#### Given data:
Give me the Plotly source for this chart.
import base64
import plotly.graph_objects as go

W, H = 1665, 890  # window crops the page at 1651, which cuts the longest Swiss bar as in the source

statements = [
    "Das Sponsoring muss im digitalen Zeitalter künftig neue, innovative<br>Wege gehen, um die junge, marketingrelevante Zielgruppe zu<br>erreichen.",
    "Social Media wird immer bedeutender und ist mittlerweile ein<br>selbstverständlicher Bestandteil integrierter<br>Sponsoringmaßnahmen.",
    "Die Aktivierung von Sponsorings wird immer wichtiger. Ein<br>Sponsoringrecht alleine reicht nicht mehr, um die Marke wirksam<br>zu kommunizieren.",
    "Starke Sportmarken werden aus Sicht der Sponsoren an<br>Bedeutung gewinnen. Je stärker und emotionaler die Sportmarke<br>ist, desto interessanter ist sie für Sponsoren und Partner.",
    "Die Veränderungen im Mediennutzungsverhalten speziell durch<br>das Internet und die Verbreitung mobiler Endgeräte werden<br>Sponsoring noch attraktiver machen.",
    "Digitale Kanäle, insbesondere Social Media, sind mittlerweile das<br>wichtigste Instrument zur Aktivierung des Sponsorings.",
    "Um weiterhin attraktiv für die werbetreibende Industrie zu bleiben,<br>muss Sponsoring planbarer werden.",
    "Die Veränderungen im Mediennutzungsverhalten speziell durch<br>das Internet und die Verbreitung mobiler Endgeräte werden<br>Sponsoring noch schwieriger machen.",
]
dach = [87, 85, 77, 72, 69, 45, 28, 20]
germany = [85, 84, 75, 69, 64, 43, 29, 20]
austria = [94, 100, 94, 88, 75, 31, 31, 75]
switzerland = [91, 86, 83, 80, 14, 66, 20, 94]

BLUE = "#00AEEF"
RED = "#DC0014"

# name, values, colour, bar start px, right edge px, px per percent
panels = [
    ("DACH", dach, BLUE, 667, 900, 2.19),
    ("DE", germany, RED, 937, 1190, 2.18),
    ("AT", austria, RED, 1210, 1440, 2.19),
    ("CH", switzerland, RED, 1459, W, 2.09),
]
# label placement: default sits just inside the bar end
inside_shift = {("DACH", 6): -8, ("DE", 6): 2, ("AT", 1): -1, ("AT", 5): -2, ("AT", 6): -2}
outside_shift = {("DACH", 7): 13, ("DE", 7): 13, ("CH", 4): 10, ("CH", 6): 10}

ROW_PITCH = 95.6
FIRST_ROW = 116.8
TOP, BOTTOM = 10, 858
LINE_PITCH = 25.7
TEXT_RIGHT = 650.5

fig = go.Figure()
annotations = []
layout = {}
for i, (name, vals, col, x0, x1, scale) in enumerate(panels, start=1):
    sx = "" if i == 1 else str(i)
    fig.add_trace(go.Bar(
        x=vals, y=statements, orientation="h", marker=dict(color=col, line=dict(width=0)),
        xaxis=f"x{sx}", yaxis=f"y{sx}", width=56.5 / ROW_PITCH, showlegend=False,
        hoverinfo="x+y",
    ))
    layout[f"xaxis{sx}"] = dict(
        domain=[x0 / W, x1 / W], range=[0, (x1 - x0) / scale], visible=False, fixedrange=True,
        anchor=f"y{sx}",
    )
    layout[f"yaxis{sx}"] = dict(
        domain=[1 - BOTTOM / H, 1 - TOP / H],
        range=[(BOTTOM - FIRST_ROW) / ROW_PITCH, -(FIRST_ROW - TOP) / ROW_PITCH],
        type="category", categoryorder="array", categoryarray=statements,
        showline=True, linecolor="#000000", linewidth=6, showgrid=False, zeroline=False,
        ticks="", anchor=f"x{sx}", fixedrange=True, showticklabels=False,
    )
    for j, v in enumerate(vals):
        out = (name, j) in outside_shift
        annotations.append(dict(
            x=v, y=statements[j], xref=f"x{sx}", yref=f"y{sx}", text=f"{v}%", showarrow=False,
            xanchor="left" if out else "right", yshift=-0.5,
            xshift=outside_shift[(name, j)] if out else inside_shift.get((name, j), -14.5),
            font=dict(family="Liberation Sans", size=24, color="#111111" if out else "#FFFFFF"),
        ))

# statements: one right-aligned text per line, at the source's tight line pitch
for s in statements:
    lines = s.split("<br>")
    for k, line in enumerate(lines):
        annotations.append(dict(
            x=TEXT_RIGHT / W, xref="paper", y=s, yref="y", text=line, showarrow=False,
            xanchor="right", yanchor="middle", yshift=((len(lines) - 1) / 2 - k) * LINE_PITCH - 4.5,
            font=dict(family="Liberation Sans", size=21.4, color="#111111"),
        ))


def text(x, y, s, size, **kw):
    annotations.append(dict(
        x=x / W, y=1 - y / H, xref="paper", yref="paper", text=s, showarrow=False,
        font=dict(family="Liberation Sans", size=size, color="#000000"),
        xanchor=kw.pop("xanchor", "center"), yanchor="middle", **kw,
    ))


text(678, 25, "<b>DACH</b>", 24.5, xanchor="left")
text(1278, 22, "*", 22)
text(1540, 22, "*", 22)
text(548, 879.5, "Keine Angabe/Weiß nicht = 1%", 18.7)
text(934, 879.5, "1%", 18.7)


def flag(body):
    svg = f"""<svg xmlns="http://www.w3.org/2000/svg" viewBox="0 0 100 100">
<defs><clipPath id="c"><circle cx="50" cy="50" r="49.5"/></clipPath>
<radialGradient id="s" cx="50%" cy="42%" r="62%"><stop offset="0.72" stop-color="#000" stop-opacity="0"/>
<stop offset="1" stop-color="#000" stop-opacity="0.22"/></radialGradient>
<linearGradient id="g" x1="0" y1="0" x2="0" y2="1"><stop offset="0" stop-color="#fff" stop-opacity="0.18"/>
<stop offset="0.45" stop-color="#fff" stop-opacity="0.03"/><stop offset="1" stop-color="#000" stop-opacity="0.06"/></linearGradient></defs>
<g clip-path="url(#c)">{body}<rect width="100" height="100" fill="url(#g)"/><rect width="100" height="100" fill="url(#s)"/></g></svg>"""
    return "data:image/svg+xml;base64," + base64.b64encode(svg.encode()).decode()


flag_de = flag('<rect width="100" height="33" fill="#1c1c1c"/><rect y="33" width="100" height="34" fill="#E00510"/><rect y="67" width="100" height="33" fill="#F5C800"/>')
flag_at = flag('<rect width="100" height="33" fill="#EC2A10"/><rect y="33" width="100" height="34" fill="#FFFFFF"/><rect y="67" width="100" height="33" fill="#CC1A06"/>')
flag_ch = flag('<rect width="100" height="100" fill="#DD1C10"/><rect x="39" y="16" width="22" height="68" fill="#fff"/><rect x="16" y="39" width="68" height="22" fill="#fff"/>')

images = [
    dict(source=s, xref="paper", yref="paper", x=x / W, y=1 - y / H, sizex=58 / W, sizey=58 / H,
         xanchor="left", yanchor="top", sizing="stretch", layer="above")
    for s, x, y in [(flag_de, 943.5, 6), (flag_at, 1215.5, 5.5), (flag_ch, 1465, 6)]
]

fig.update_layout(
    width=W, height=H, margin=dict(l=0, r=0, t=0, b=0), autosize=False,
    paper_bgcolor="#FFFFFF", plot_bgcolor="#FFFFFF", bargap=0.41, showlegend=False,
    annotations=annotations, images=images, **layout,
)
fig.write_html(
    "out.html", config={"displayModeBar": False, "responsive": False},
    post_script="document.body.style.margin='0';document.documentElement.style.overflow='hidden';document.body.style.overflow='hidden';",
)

#### Description of the task:
Please output the complete data exactly.

#### Result of this task:
Give me the Plotly source for this chart.
import base64
import plotly.graph_objects as go

W, H = 1665, 890  # window crops the page at 1651, which cuts the longest Swiss bar as in the source

statements = [
    "Das Sponsoring muss im digitalen Zeitalter künftig neue, innovative<br>Wege gehen, um die junge, marketingrelevante Zielgruppe zu<br>erreichen.",
    "Social Media wird immer bedeutender und ist mittlerweile ein<br>selbstverständlicher Bestandteil integrierter<br>Sponsoringmaßnahmen.",
    "Die Aktivierung von Sponsorings wird immer wichtiger. Ein<br>Sponsoringrecht alleine reicht nicht mehr, um die Marke wirksam<br>zu kommunizieren.",
    "Starke Sportmarken werden aus Sicht der Sponsoren an<br>Bedeutung gewinnen. Je stärker und emotionaler die Sportmarke<br>ist, desto interessanter ist sie für Sponsoren und Partner.",
    "Die Veränderungen im Mediennutzungsverhalten speziell durch<br>das Internet und die Verbreitung mobiler Endgeräte werden<br>Sponsoring noch attraktiver machen.",
    "Digitale Kanäle, insbesondere Social Media, sind mittlerweile das<br>wichtigste Instrument zur Aktivierung des Sponsorings.",
    "Um weiterhin attraktiv für die werbetreibende Industrie zu bleiben,<br>muss Sponsoring planbarer werden.",
    "Die Veränderungen im Mediennutzungsverhalten speziell durch<br>das Internet und die Verbreitung mobiler Endgeräte werden<br>Sponsoring noch schwieriger machen.",
]
dach = [87, 85, 77, 72, 69, 45, 28, 20]
germany = [85, 84, 75, 69, 64, 43, 29, 20]
austria = [94, 100, 94, 88, 75, 31, 31, 75]
switzerland = [91, 86, 83, 80, 14, 66, 20, 94]

BLUE = "#00AEEF"
RED = "#DC0014"

# name, values, colour, bar start px, right edge px, px per percent
panels = [
    ("DACH", dach, BLUE, 667, 900, 2.19),
    ("DE", germany, RED, 937, 1190, 2.18),
    ("AT", austria, RED, 1210, 1440, 2.19),
    ("CH", switzerland, RED, 1459, W, 2.09),
]
# label placement: default sits just inside the bar end
inside_shift = {("DACH", 6): -8, ("DE", 6): 2, ("AT", 1): -1, ("AT", 5): -2, ("AT", 6): -2}
outside_shift = {("DACH", 7): 13, ("DE", 7): 13, ("CH", 4): 10, ("CH", 6): 10}

ROW_PITCH = 95.6
FIRST_ROW = 116.8
TOP, BOTTOM = 10, 858
LINE_PITCH = 25.7
TEXT_RIGHT = 650.5

fig = go.Figure()
annotations = []
layout = {}
for i, (name, vals, col, x0, x1, scale) in enumerate(panels, start=1):
    sx = "" if i == 1 else str(i)
    fig.add_trace(go.Bar(
        x=vals, y=statements, orientation="h", marker=dict(color=col, line=dict(width=0)),
        xaxis=f"x{sx}", yaxis=f"y{sx}", width=56.5 / ROW_PITCH, showlegend=False,
        hoverinfo="x+y",
    ))
    layout[f"xaxis{sx}"] = dict(
        domain=[x0 / W, x1 / W], range=[0, (x1 - x0) / scale], visible=False, fixedrange=True,
        anchor=f"y{sx}",
    )
    layout[f"yaxis{sx}"] = dict(
        domain=[1 - BOTTOM / H, 1 - TOP / H],
        range=[(BOTTOM - FIRST_ROW) / ROW_PITCH, -(FIRST_ROW - TOP) / ROW_PITCH],
        type="category", categoryorder="array", categoryarray=statements,
        showline=True, linecolor="#000000", linewidth=6, showgrid=False, zeroline=False,
        ticks="", anchor=f"x{sx}", fixedrange=True, showticklabels=False,
    )
    for j, v in enumerate(vals):
        out = (name, j) in outside_shift
        annotations.append(dict(
            x=v, y=statements[j], xref=f"x{sx}", yref=f"y{sx}", text=f"{v}%", showarrow=False,
            xanchor="left" if out else "right", yshift=-0.5,
            xshift=outside_shift[(name, j)] if out else inside_shift.get((name, j), -14.5),
            font=dict(family="Liberation Sans", size=24, color="#111111" if out else "#FFFFFF"),
        ))

# statements: one right-aligned text per line, at the source's tight line pitch
for s in statements:
    lines = s.split("<br>")
    for k, line in enumerate(lines):
        annotations.append(dict(
            x=TEXT_RIGHT / W, xref="paper", y=s, yref="y", text=line, showarrow=False,
            xanchor="right", yanchor="middle", yshift=((len(lines) - 1) / 2 - k) * LINE_PITCH - 4.5,
            font=dict(family="Liberation Sans", size=21.4, color="#111111"),
        ))


def text(x, y, s, size, **kw):
    annotations.append(dict(
        x=x / W, y=1 - y / H, xref="paper", yref="paper", text=s, showarrow=False,
        font=dict(family="Liberation Sans", size=size, color="#000000"),
        xanchor=kw.pop("xanchor", "center"), yanchor="middle", **kw,
    ))


text(678, 25, "<b>DACH</b>", 24.5, xanchor="left")
text(1278, 22, "*", 22)
text(1540, 22, "*", 22)
text(548, 879.5, "Keine Angabe/Weiß nicht = 1%", 18.7)
text(934, 879.5, "1%", 18.7)


def flag(body):
    svg = f"""<svg xmlns="http://www.w3.org/2000/svg" viewBox="0 0 100 100">
<defs><clipPath id="c"><circle cx="50" cy="50" r="49.5"/></clipPath>
<radialGradient id="s" cx="50%" cy="42%" r="62%"><stop offset="0.72" stop-color="#000" stop-opacity="0"/>
<stop offset="1" stop-color="#000" stop-opacity="0.22"/></radialGradient>
<linearGradient id="g" x1="0" y1="0" x2="0" y2="1"><stop offset="0" stop-color="#fff" stop-opacity="0.18"/>
<stop offset="0.45" stop-color="#fff" stop-opacity="0.03"/><stop offset="1" stop-color="#000" stop-opacity="0.06"/></linearGradient></defs>
<g clip-path="url(#c)">{body}<rect width="100" height="100" fill="url(#g)"/><rect width="100" height="100" fill="url(#s)"/></g></svg>"""
    return "data:image/svg+xml;base64," + base64.b64encode(svg.encode()).decode()


flag_de = flag('<rect width="100" height="33" fill="#1c1c1c"/><rect y="33" width="100" height="34" fill="#E00510"/><rect y="67" width="100" height="33" fill="#F5C800"/>')
flag_at = flag('<rect width="100" height="33" fill="#EC2A10"/><rect y="33" width="100" height="34" fill="#FFFFFF"/><rect y="67" width="100" height="33" fill="#CC1A06"/>')
flag_ch = flag('<rect width="100" height="100" fill="#DD1C10"/><rect x="39" y="16" width="22" height="68" fill="#fff"/><rect x="16" y="39" width="68" height="22" fill="#fff"/>')

images = [
    dict(source=s, xref="paper", yref="paper", x=x / W, y=1 - y / H, sizex=58 / W, sizey=58 / H,
         xanchor="left", yanchor="top", sizing="stretch", layer="above")
    for s, x, y in [(flag_de, 943.5, 6), (flag_at, 1215.5, 5.5), (flag_ch, 1465, 6)]
]

fig.update_layout(
    width=W, height=H, margin=dict(l=0, r=0, t=0, b=0), autosize=False,
    paper_bgcolor="#FFFFFF", plot_bgcolor="#FFFFFF", bargap=0.41, showlegend=False,
    annotations=annotations, images=images, **layout,
)
fig.write_html(
    "out.html", config={"displayModeBar": False, "responsive": False},
    post_script="document.body.style.margin='0';document.documentElement.style.overflow='hidden';document.body.style.overflow='hidden';",
)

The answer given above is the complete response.